====== Source material ======

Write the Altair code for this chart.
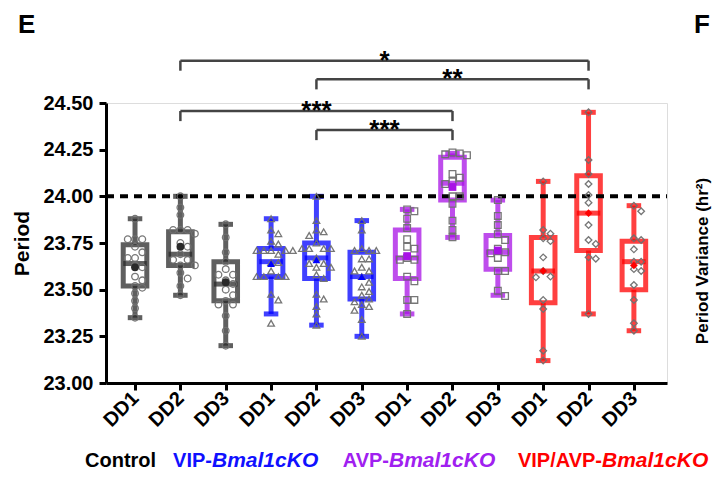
import altair as alt
import pandas as pd

# ---- data -------------------------------------------------------------
groups = ["Control", "VIP-Bmal1cKO", "AVP-Bmal1cKO", "VIP/AVP-Bmal1cKO"]
days = ["DD1", "DD2", "DD3"]
box_colors = ["#2a2a2a", "#0000FF", "#A812E6", "#FF0000"]
point_shapes = ["circle", "triangle-up", "square", "diamond"]
mean_shapes = ["circle", "circle", "square", "square"]

# individual animal periods (hr), per group and day
periods = {
    ("Control", "DD1"): [23.88, 23.77, 23.77, 23.77, 23.73, 23.70, 23.67, 23.67, 23.63,
                         23.62, 23.57, 23.55, 23.52, 23.51, 23.48, 23.44, 23.40, 23.35],
    ("Control", "DD2"): [24.00, 23.94, 23.90, 23.82, 23.82, 23.82, 23.80, 23.75, 23.73,
                         23.69, 23.66, 23.66, 23.63, 23.63, 23.59, 23.56, 23.52, 23.47],
    ("Control", "DD3"): [23.85, 23.78, 23.70, 23.65, 23.61, 23.58, 23.58, 23.55, 23.53,
                         23.50, 23.47, 23.44, 23.42, 23.42, 23.36, 23.28, 23.20],
    ("VIP-Bmal1cKO", "DD1"): [23.88, 23.82, 23.80, 23.76, 23.745, 23.71, 23.71, 23.71, 23.71,
                              23.71, 23.69, 23.645, 23.645, 23.60, 23.57, 23.57, 23.57,
                              23.57, 23.475, 23.445, 23.32],
    ("VIP-Bmal1cKO", "DD2"): [24.00, 23.87, 23.82, 23.81, 23.79, 23.75, 23.72, 23.72, 23.72,
                              23.72, 23.67, 23.64, 23.64, 23.62, 23.62, 23.58, 23.56,
                              23.475, 23.45, 23.41, 23.37, 23.31],
    ("VIP-Bmal1cKO", "DD3"): [23.87, 23.82, 23.72, 23.71, 23.71, 23.71, 23.665, 23.665,
                              23.62, 23.60, 23.60, 23.57, 23.54, 23.515, 23.49, 23.47,
                              23.45, 23.435, 23.42, 23.41, 23.39, 23.34, 23.25],
    ("AVP-Bmal1cKO", "DD1"): [23.93, 23.92, 23.88, 23.83, 23.77, 23.73, 23.72, 23.67, 23.66,
                              23.66, 23.57, 23.545, 23.445, 23.445, 23.37],
    ("AVP-Bmal1cKO", "DD2"): [24.235, 24.23, 24.225, 24.22, 24.12, 24.10, 24.08, 24.066,
                              24.00, 24.00, 23.96, 23.87, 23.82, 23.78],
    ("AVP-Bmal1cKO", "DD3"): [23.98, 23.895, 23.846, 23.797, 23.766, 23.72, 23.70, 23.695,
                              23.67, 23.60, 23.60, 23.494, 23.466],
    ("VIP/AVP-Bmal1cKO", "DD1"): [24.08, 23.82, 23.80, 23.775, 23.76, 23.673, 23.60, 23.57,
                                  23.566, 23.445, 23.396, 23.173, 23.12],
    ("VIP/AVP-Bmal1cKO", "DD2"): [24.45, 24.195, 24.12, 24.066, 24.007, 23.966, 23.846,
                                  23.766, 23.745, 23.673, 23.666, 23.37],
    ("VIP/AVP-Bmal1cKO", "DD3"): [23.95, 23.92, 23.775, 23.766, 23.716, 23.65, 23.65, 23.61,
                                  23.60, 23.525, 23.445, 23.32, 23.28],
}

# box summaries in plotting order (Control DD1 ... VIP/AVP DD3)
whisker_low = [23.35, 23.47, 23.20, 23.37, 23.31, 23.25, 23.37, 23.78, 23.47, 23.12, 23.37, 23.28]
quart_1 = [23.52, 23.63, 23.44, 23.57, 23.56, 23.45, 23.56, 23.98, 23.61, 23.43, 23.71, 23.50]
medians = [23.64, 23.69, 23.53, 23.65, 23.67, 23.57, 23.67, 24.07, 23.70, 23.60, 23.91, 23.65]
quart_3 = [23.74, 23.81, 23.65, 23.72, 23.75, 23.70, 23.82, 24.21, 23.79, 23.78, 24.11, 23.76]
whisker_high = [23.88, 24.00, 23.85, 23.88, 24.00, 23.87, 23.93, 24.23, 23.98, 24.08, 24.45, 23.95]
means = [23.62, 23.73, 23.54, 23.64, 23.66, 23.57, 23.68, 24.05, 23.71, 23.60, 23.91, 23.63]

# significance comparisons: (from box, to box, bracket level, stars)
sig_from = [2, 5, 2, 5]
sig_to = [11, 11, 8, 8]
sig_level = [24.727, 24.627, 24.457, 24.355]
sig_label = ["*", "**", "***", "***"]

y_ticks = [23.00, 23.25, 23.50, 23.75, 24.00, 24.25, 24.50]
reference_period = 24.0

# ---- tables -------------------------------------------------------------
BOX_HALF = 0.26
CAP_HALF = 0.16
LEG_DROP = 0.054


def swarm(values, dv=0.036, dx=0.16):
    """Deterministic beeswarm offsets so overlapping markers sit side by side."""
    order = sorted(range(len(values)), key=lambda k: -values[k])
    placed = []
    offs = [0.0] * len(values)
    for k in order:
        v = values[k]
        for step in range(0, 12):
            cand = 0.0 if step == 0 else ((step + 1) // 2) * dx * (1 if step % 2 else -1)
            if all(abs(v - pv) >= dv or abs(cand - po) >= dx * 0.95 for pv, po in placed):
                break
        placed.append((v, cand))
        offs[k] = cand
    return offs


box_rows = []
point_rows = []
for gi, g in enumerate(groups):
    for di, d in enumerate(days):
        i = gi * 3 + di
        pos = i + 1
        box_rows.append({
            "group": g, "day": d, "pos": pos,
            "left": pos - BOX_HALF, "right": pos + BOX_HALF,
            "cap_l": pos - CAP_HALF, "cap_r": pos + CAP_HALF,
            "low": whisker_low[i], "q1": quart_1[i], "median": medians[i],
            "q3": quart_3[i], "high": whisker_high[i], "mean": means[i],
        })
        vals = periods[(g, d)]
        for v, o in zip(vals, swarm(vals)):
            point_rows.append({"group": g, "day": d, "x": pos + o, "period": v})

boxes = pd.DataFrame(box_rows)
points = pd.DataFrame(point_rows)

brackets = pd.DataFrame({
    "x1": sig_from, "x2": sig_to, "level": sig_level, "label": sig_label,
})
brackets["mid"] = (brackets["x1"] + brackets["x2"]) / 2
brackets["foot"] = brackets["level"] - LEG_DROP

# ---- scales & axes --------------------------------------------------------
X_DOMAIN = [0.36, 12.73]
Y_DOMAIN = [23.0, 24.5]
FONT = "Liberation Sans"

x_axis = alt.Axis(
    values=list(range(1, 13)),
    labelExpr="['DD1','DD2','DD3'][(datum.value - 1) % 3]",
    labelAngle=-45, labelAlign="right", labelBaseline="middle",
    labelFontSize=20, labelFontWeight="bold", labelFont=FONT,
    labelColor="black", labelPadding=5, tickSize=7, tickWidth=3, tickColor="black",
    domainWidth=3, domainColor="black", grid=False, title=None,
)
y_axis = alt.Axis(
    values=y_ticks, format=".2f",
    labelFontSize=20, labelFontWeight="bold", labelFont=FONT, labelColor="black",
    labelPadding=6, tickSize=7, tickWidth=3, tickColor="black",
    domainWidth=3, domainColor="black", grid=False,
    title="Period", titleFontSize=21, titleFontWeight="bold", titleFont=FONT,
    titleColor="black", titlePadding=10,
)
x_scale = alt.Scale(domain=X_DOMAIN, nice=False, zero=False)
y_scale = alt.Scale(domain=Y_DOMAIN, nice=False, zero=False)
col_scale = alt.Scale(domain=groups, range=box_colors)


def X(field):
    return alt.X(f"{field}:Q", scale=x_scale, axis=x_axis)


def Y(field):
    return alt.Y(f"{field}:Q", scale=y_scale, axis=y_axis)


color = alt.Color("group:N", scale=col_scale, legend=None)
BOX_OPACITY = 0.75

# ---- layers ------------------------------------------------------------
ref_line = alt.Chart(pd.DataFrame({"y": [reference_period]})).mark_rule(
    color="black", strokeWidth=4, strokeDash=[8, 6]
).encode(x=alt.datum(X_DOMAIN[0]), x2=alt.datum(X_DOMAIN[1]), y=Y("y"))

base = alt.Chart(boxes)

whiskers = base.mark_rule(strokeWidth=5, opacity=BOX_OPACITY).encode(
    x=X("pos"), y=Y("low"), y2="high", stroke=color
)
caps_low = base.mark_rule(strokeWidth=5, opacity=BOX_OPACITY).encode(
    x=X("cap_l"), x2="cap_r", y=Y("low"), stroke=color
)
caps_high = base.mark_rule(strokeWidth=5, opacity=BOX_OPACITY).encode(
    x=X("cap_l"), x2="cap_r", y=Y("high"), stroke=color
)
box_fill = base.mark_rect(fill="white", strokeWidth=0).encode(
    x=X("left"), x2="right", y=Y("q1"), y2="q3"
)
box_edge = base.mark_rect(fillOpacity=0, strokeWidth=5, strokeOpacity=BOX_OPACITY).encode(
    x=X("left"), x2="right", y=Y("q1"), y2="q3", stroke=color
)
median_line = base.mark_rule(strokeWidth=5, opacity=BOX_OPACITY).encode(
    x=X("left"), x2="right", y=Y("median"), stroke=color
)

dots = alt.Chart(points).mark_point(
    filled=False, strokeWidth=1.3, color="#707070", opacity=0.95, size=44
).encode(
    x=X("x"), y=Y("period"),
    shape=alt.Shape("group:N", scale=alt.Scale(domain=groups, range=point_shapes), legend=None),
)

mean_marks = base.mark_point(filled=True, size=60, opacity=1).encode(
    x=X("pos"), y=Y("mean"), color=color,
    shape=alt.Shape("group:N", scale=alt.Scale(domain=groups, range=mean_shapes), legend=None),
)

bk = alt.Chart(brackets)
bracket_top = bk.mark_rule(color="#444444", strokeWidth=2.5).encode(
    x=X("x1"), x2="x2", y=Y("level")
)
bracket_left = bk.mark_rule(color="#444444", strokeWidth=2.5).encode(
    x=X("x1"), y=Y("foot"), y2="level"
)
bracket_right = bk.mark_rule(color="#444444", strokeWidth=2.5).encode(
    x=X("x2"), y=Y("foot"), y2="level"
)
stars = bk.mark_text(
    fontSize=26, fontWeight="bold", font=FONT, color="black",
    baseline="alphabetic", align="center", dy=8,
).encode(x=X("mid"), y=Y("level"), text="label:N")

# ---- panel letters, neighbour-panel axis title and group key --------------
def label(text, x, y, **kw):
    return alt.Chart(pd.DataFrame({"t": [text]})).mark_text(font=FONT, **kw).encode(
        x=alt.value(x), y=alt.value(y), text="t:N"
    )


panel_e = label("E", -88, -70, fontSize=26, fontWeight="bold", align="left",
                baseline="alphabetic", color="black")
panel_f = label("F", 588, -70, fontSize=26, fontWeight="bold", align="left",
                baseline="alphabetic", color="black")
side_title = label("Period Variance (hr²)", 597, 158, fontSize=17, fontWeight="bold",
                   angle=270, align="center", baseline="middle", color="black")

KEY_Y = 364
key_parts = [
    label("Control", -21, KEY_Y, fontSize=20, fontWeight="bold", align="left",
          baseline="alphabetic", color="black"),
]
key_joins = [106, 283, 496]
key_prefix = ["VIP-", "AVP-", "VIP/AVP-"]
key_colors = ["#1010FF", "#A020F0", "#FF0000"]
for jx, pre, kc in zip(key_joins, key_prefix, key_colors):
    key_parts.append(label(pre, jx, KEY_Y, fontSize=20, fontWeight="bold", align="right",
                           baseline="alphabetic", color=kc))
    key_parts.append(label("Bmal1cKO", jx, KEY_Y, fontSize=21, fontWeight="bold",
                           fontStyle="italic", align="left", baseline="alphabetic", color=kc))

chart = alt.layer(
    whiskers, caps_low, caps_high, box_fill, box_edge, median_line,
    ref_line, dots, mean_marks,
    bracket_top, bracket_left, bracket_right, stars,
    panel_e, panel_f, side_title, *key_parts,
).properties(
    width=561, height=280,
    autosize=alt.AutoSizeParams(type="none"),
    padding={"left": 106, "top": 103, "right": 45, "bottom": 115},
).configure_view(stroke=None).configure(background="white")

chart.save("out.html", embed_options={"renderer": "svg", "actions": False})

======

● Task
In the data above, please extract the lines from the first one through the line with "import pandas as pd", exactly, and keep pictures out.

● Correct response
Write the Altair code for this chart.
import altair as alt
import pandas as pd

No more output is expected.